— START —

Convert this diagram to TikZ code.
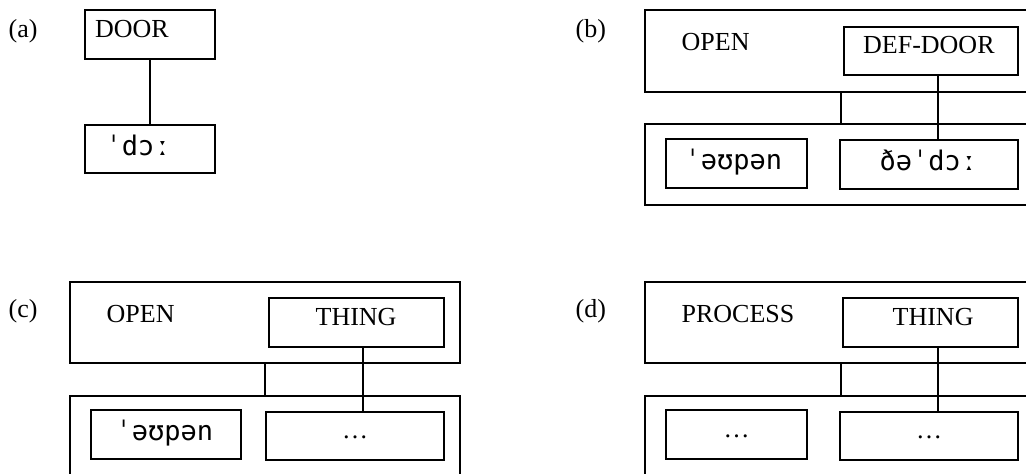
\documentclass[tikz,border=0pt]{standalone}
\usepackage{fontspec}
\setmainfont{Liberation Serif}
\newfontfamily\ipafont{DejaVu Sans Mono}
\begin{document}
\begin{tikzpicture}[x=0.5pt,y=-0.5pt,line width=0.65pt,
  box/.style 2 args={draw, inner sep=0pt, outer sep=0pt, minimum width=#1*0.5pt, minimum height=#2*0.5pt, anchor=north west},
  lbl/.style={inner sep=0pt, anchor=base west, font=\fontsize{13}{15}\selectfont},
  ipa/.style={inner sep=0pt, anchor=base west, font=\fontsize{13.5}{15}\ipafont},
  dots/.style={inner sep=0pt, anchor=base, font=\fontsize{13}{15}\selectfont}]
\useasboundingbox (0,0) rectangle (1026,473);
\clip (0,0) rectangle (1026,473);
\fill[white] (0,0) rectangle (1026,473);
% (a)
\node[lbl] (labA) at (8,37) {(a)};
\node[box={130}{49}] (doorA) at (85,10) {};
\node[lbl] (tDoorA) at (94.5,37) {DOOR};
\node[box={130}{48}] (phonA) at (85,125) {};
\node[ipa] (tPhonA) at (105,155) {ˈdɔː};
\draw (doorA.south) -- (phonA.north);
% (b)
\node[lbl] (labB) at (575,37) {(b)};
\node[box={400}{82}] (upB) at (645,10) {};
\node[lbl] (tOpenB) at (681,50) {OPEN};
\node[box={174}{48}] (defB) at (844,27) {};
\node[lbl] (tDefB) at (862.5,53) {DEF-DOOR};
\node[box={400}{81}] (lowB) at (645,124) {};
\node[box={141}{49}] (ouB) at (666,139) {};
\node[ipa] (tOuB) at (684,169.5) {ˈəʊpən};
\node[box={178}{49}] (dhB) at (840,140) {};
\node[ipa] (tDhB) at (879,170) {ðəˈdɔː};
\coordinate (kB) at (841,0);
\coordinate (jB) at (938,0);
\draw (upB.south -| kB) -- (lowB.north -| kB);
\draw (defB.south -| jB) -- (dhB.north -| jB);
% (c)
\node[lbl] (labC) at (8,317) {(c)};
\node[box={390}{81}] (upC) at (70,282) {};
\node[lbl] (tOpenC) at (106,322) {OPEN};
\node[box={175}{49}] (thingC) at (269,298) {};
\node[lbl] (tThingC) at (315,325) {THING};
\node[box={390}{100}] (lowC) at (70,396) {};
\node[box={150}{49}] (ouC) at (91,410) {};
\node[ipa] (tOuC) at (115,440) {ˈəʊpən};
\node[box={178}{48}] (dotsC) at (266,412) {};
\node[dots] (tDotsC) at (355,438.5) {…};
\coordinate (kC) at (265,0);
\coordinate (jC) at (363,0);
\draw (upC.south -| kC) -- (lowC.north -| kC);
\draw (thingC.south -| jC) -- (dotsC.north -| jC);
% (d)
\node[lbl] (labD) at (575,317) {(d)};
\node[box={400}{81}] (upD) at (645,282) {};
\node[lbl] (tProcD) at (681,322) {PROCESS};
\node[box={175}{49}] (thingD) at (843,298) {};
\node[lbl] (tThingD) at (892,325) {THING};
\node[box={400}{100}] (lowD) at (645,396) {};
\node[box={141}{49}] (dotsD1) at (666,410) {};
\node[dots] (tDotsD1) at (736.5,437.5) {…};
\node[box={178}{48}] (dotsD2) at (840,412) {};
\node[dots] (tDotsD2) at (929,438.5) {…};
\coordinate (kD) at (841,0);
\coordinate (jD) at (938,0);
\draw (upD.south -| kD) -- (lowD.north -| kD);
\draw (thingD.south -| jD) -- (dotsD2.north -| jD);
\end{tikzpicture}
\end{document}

— END —
— START —

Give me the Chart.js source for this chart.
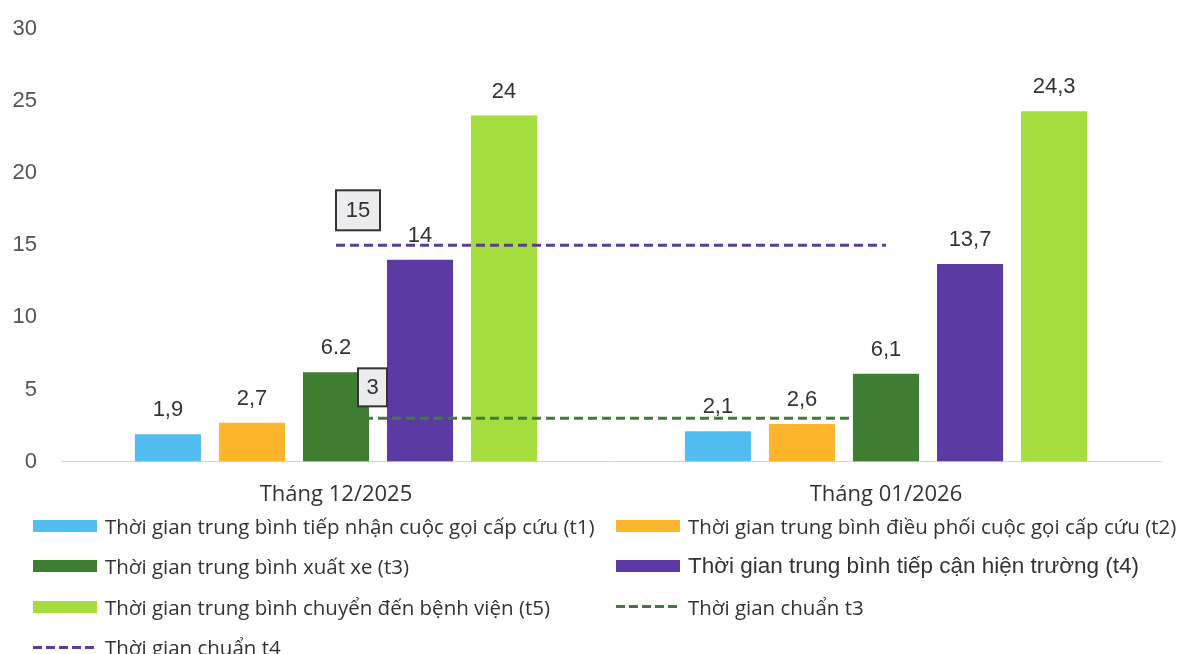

— END —

_YOUR TASK_. Search the data for the word "this" and copy each line where it appears.

_ANSWER TO THE PROBLEM_.
Convert this diagram to TikZ code.
Give me the Chart.js source for this chart.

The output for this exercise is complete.